In Python we load the library simply like that:

swift_function = ctypes.CDLL(".build/debug/libWrapper.dylib")

Now we can already reference our benchmarkin function. As we are working with pointers to the output buffer, it’s a little more efforts to get the results:

swift_function.benchmark.argtypes = [
    ctypes.POINTER(ctypes.c_float),
    ctypes.POINTER(ctypes.c_float),
    ctypes.c_int
]

# create some float values
numItems = 1_000_000_000
input_array = np.linspace(0, numItems - 1, 10, dtype="float32")  

# convert array to pointer
input_ptr = input_array.ctypes.data_as(ctypes.POINTER(ctypes.c_float))

# create output pointer
output_length = len(input_array)
output_mutable_ptr = (ctypes.c_float * output_length)()  # Create an output buffer

swift_function.benchmark(input_ptr, output_mutable_ptr, output_length)

output_array = np.ctypeslib.as_array(output_mutable_ptr)

combined_results = np.column_stack((input_array, output_array))

print(combined_results)

Finally we run the script as any other Python script:

python computationGPU.py

Our Metal implementation completed in just 0.06 seconds (be sure to run it several times to “warm up” your system) for 1,000,000,000 items!

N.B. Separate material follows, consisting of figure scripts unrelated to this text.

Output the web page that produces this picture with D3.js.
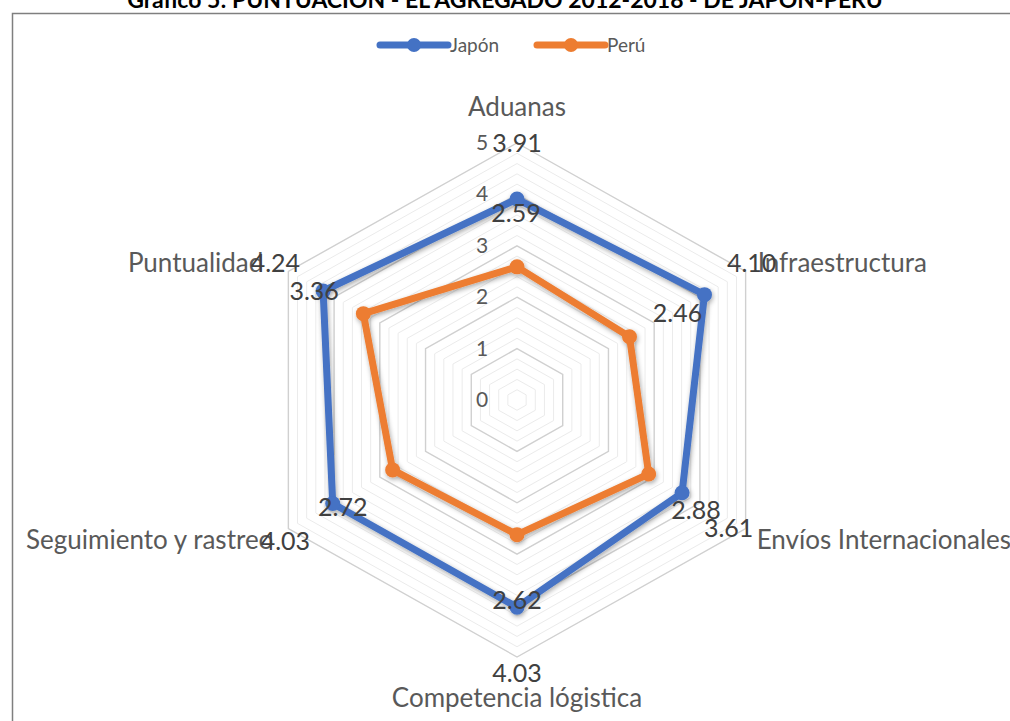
<!DOCTYPE html>
<html>
<head>
<meta charset="utf-8">
<script src="https://cdn.jsdelivr.net/npm/d3@7"></script>
<style>
  html, body { margin: 0; padding: 0; background: #fff; }
  svg { display: block; }
</style>
</head>
<body>
<svg id="chart" width="1010" height="721"></svg>
<script>
// ---------- data ----------
const categories = ["Aduanas", "Infraestructura", "Envíos Internacionales", "Competencia lógistica", "Seguimiento y rastreo", "Puntualidad"];
const japon = [3.91, 4.10, 3.61, 4.03, 4.03, 4.24];
const peru  = [2.59, 2.46, 2.88, 2.62, 2.72, 3.36];
const seriesNames = ["Japón", "Perú"];
const tickValues = [0, 1, 2, 3, 4, 5];
const title = "Gráfico 5: PUNTUACIÓN - EL AGREGADO 2012-2018 - DE JAPÓN-PERÚ";

// ---------- layout ----------
const cx = 517, cy = 400;
const rx = 264, ry = 257;
const colors = ["#4472C4", "#ED7D31"];
const font = "Lato, 'Open Sans', sans-serif";

const svg = d3.select("#chart");

const r = d3.scaleLinear().domain([0, 5]).range([0, 1]);
const angle = d3.scaleLinear().domain([0, categories.length]).range([0, 2 * Math.PI]);

function pos(i, v) {
  const a = angle(i);
  return [cx + rx * r(v) * Math.sin(a), cy - ry * r(v) * Math.cos(a)];
}

const defs = svg.append("defs");
const f = defs.append("filter").attr("id", "glow").attr("x", "-10%").attr("y", "-10%").attr("width", "120%").attr("height", "120%");
f.append("feGaussianBlur").attr("in", "SourceAlpha").attr("stdDeviation", 2.5).attr("result", "b");
f.append("feOffset").attr("in", "b").attr("dx", 1).attr("dy", 2).attr("result", "o");
f.append("feComponentTransfer").attr("in", "o").attr("result", "s")
  .append("feFuncA").attr("type", "linear").attr("slope", 0.35);
const m = f.append("feMerge");
m.append("feMergeNode").attr("in", "s");
m.append("feMergeNode").attr("in", "SourceGraphic");

// frame
svg.append("rect").attr("x", 12.5).attr("y", 13.5).attr("width", 1000).attr("height", 720)
  .attr("fill", "#fff").attr("stroke", "#7f7f7f").attr("stroke-width", 1.5);

// title (cut at top as in the reference)
svg.append("text").attr("x", 505).attr("y", 8)
  .attr("text-anchor", "middle").attr("font-family", font).attr("font-weight", "bold")
  .attr("font-size", 23).attr("fill", "#000").text(title);

// grid rings (minor every 0.2, major every 1)
const ringVals = d3.range(0, 5.0001, 0.2).map(v => +v.toFixed(1)).filter(v => v > 0);
const isMajor = v => Math.abs(v - Math.round(v)) < 1e-6;
const ringLine = d3.line().curve(d3.curveLinearClosed);
svg.append("g").selectAll("path").data(ringVals).join("path")
  .attr("d", v => ringLine(categories.map((c, i) => pos(i, v))))
  .attr("fill", "none")
  .attr("stroke", v => isMajor(v) ? "#d0d0d0" : "#ebebeb")
  .attr("stroke-width", v => isMajor(v) ? 1.4 : 1);

// tick labels
svg.append("g").selectAll("text").data(tickValues).join("text")
  .attr("x", cx - 35).attr("y", v => pos(0, v)[1] + 7)
  .attr("text-anchor", "middle").attr("font-family", font).attr("font-size", 21)
  .attr("fill", "#595959").text(v => v);

// series
const seriesData = [japon, peru];
const lineGen = d3.line().curve(d3.curveLinearClosed);
seriesData.forEach((vals, s) => {
  const g = svg.append("g").attr("filter", "url(#glow)");
  g.append("path").attr("d", lineGen(vals.map((v, i) => pos(i, v))))
    .attr("fill", "none").attr("stroke", colors[s]).attr("stroke-width", 7).attr("stroke-linejoin", "round");
  g.selectAll("circle").data(vals).join("circle")
    .attr("cx", (v, i) => pos(i, v)[0]).attr("cy", (v, i) => pos(i, v)[1])
    .attr("r", 7.5).attr("fill", colors[s]);
});

// category labels (placed from the outer ring vertex)
const catPlace = [
  { dx: 0,  dy: -27, anchor: "middle" },
  { dx: 12, dy: 0,   anchor: "start" },
  { dx: 11, dy: 20,  anchor: "start" },
  { dx: 0,  dy: 50,  anchor: "middle" },
  { dx: -15, dy: 20, anchor: "end" },
  { dx: -25, dy: 0,  anchor: "end" }
];
svg.append("g").selectAll("text").data(categories).join("text")
  .attr("x", (c, i) => pos(i, 5)[0] + catPlace[i].dx)
  .attr("y", (c, i) => pos(i, 5)[1] + catPlace[i].dy)
  .attr("text-anchor", (c, i) => catPlace[i].anchor)
  .attr("font-family", font).attr("font-size", 26).attr("fill", "#595959")
  .text(c => c);

// data labels
const japPlace = [[0, 9], [6, 0], [-17, 8], [0, 25], [-3, 21], [-13, 0]]; // relative to outer vertex
const peruPlace = [[-1, 23], [-27, 27], [14, 26], [0, 2], [10, 12], [-9, 9]]; // relative to Japan point
svg.append("g").selectAll("text").data(japon).join("text")
  .attr("x", (v, i) => pos(i, 5)[0] + japPlace[i][0])
  .attr("y", (v, i) => pos(i, 5)[1] + japPlace[i][1])
  .attr("text-anchor", "middle").attr("font-family", font).attr("font-size", 25).attr("fill", "#404040")
  .text(v => v.toFixed(2));
svg.append("g").selectAll("text").data(peru).join("text")
  .attr("x", (v, i) => pos(i, japon[i])[0] + peruPlace[i][0])
  .attr("y", (v, i) => pos(i, japon[i])[1] + peruPlace[i][1])
  .attr("text-anchor", "middle").attr("font-family", font).attr("font-size", 25).attr("fill", "#404040")
  .text(v => v.toFixed(2));

// legend
const legX = [380, 537];
const lg = svg.append("g");
seriesNames.forEach((n, s) => {
  const x0 = legX[s];
  lg.append("line").attr("x1", x0).attr("x2", x0 + 68).attr("y1", 45).attr("y2", 45)
    .attr("stroke", colors[s]).attr("stroke-width", 7).attr("stroke-linecap", "round");
  lg.append("circle").attr("cx", x0 + 34).attr("cy", 45).attr("r", 7).attr("fill", colors[s]);
  lg.append("text").attr("x", x0 + 70).attr("y", 52).attr("font-family", font).attr("font-size", 19)
    .attr("fill", "#595959").text(n);
});
</script>
</body>
</html>
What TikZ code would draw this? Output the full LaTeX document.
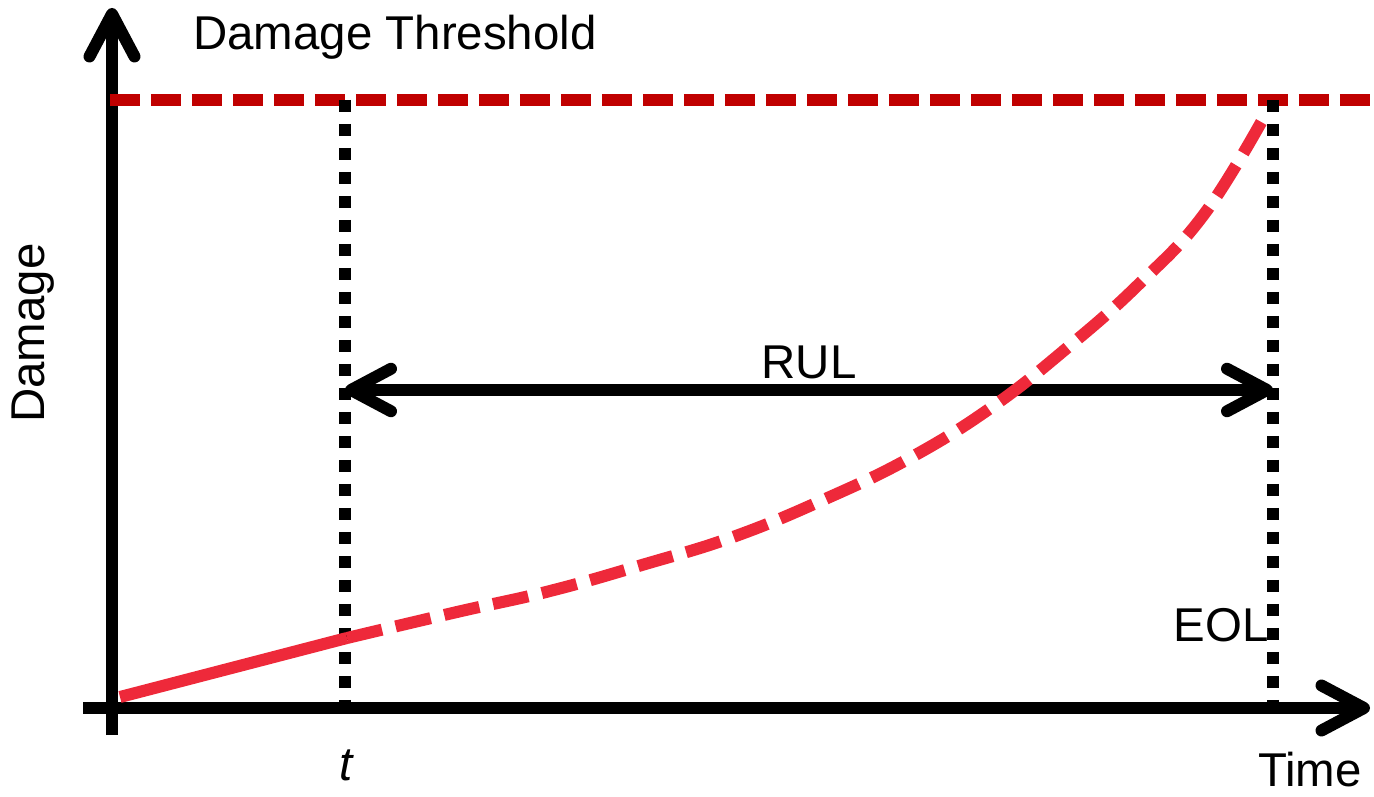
\documentclass[tikz,border=0pt]{standalone}
\usepackage{fontspec}
\setmainfont{Liberation Sans}
\usepackage{xcolor}
\usetikzlibrary{arrows.meta}
\definecolor{limitred}{RGB}{192,0,0}
\definecolor{damagered}{RGB}{238,41,58}

\begin{document}
\begin{tikzpicture}[x=0.02cm, y=-0.02cm,
    axis/.style={line width=0.24cm, -{Straight Barb[length=8.5mm, width=9mm, round]}},
    marker/.style={line width=0.24cm, dash pattern=on 0.24cm off 0.24cm},
    limit/.style={line width=0.25cm, limitred, dash pattern=on 0.6cm off 0.22cm},
    damage/.style={line width=0.24cm, damagered},
    lbl/.style={font=\fontsize{27}{32}\selectfont, inner sep=0pt},
    >={Straight Barb[length=8mm, width=8.5mm, round]}]
  \useasboundingbox (0,0) rectangle (1374,797);
  % axes
  \coordinate (ybot) at (112,735);
  \coordinate (ytop) at (112,8);
  \coordinate (xl) at (83,708);
  \coordinate (xr) at (1370,708);
  \draw[axis] (ybot) -- (ytop);
  \draw[axis] (xl) -- (xr);
  % threshold line
  \coordinate (thl) at (110,100);
  \coordinate (thr) at (1374,100);
  \draw[limit] (thl) -- (thr);
  % current time and end of life
  \coordinate (tt) at (345,100);
  \coordinate (tb) at (345,708);
  \coordinate (et) at (1273,100);
  \coordinate (eb) at (1273,708);
  \draw[marker] (tt) -- (tb);
  \draw[marker] (et) -- (eb);
  % remaining useful life
  \coordinate (rl) at (345,390);
  \coordinate (rr) at (1273,390);
  \draw[<->, line width=0.24cm] (rl) -- (rr);
  % damage: observed up to t, predicted after
  \coordinate (d0) at (120,697);
  \coordinate (dt) at (347,638);
  \draw[damage] (d0) -- (dt);
  \draw[damage, dash pattern=on 0.72cm off 0.28cm] plot[smooth, tension=0.7] coordinates
    {(dt) (457,612) (550,591) (642,565) (733,537) (823,500) (910,458) (992,407)
     (1067,348) (1138,285) (1205,213) (1268,110)};
  % labels
  \node[lbl] (thlab) at (395,37) {Damage Threshold};
  \node[lbl, rotate=90] (ylab) at (33,333) {Damage};
  \node[lbl] (rul) at (809,362) {RUL};
  \node[lbl] (eol) at (1221,625) {EOL};
  \node[lbl] (tlab) at (346,765) {\itshape t};
  \node[lbl] (xlab) at (1310,770) {Time};
\end{tikzpicture}
\end{document}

The pure Python implementation took about 7 seconds, while PyTorch finished in 4.7 seconds. We’ve improved the timing by a factor of 75!

Congratulations! You’ve just learned how to harness the full power of your GPU. Welcome to the bottom of my rabbit hole. Next stop: implement SECP256k1 and take part in the Bitcoin Puzzle Rally!

~

(Final Note: You can also use PyOpenCL to initialize the device and command queue from within Python, which may simplify and enhance the process. I preferred the Swift wrapper because it is easier to debug.)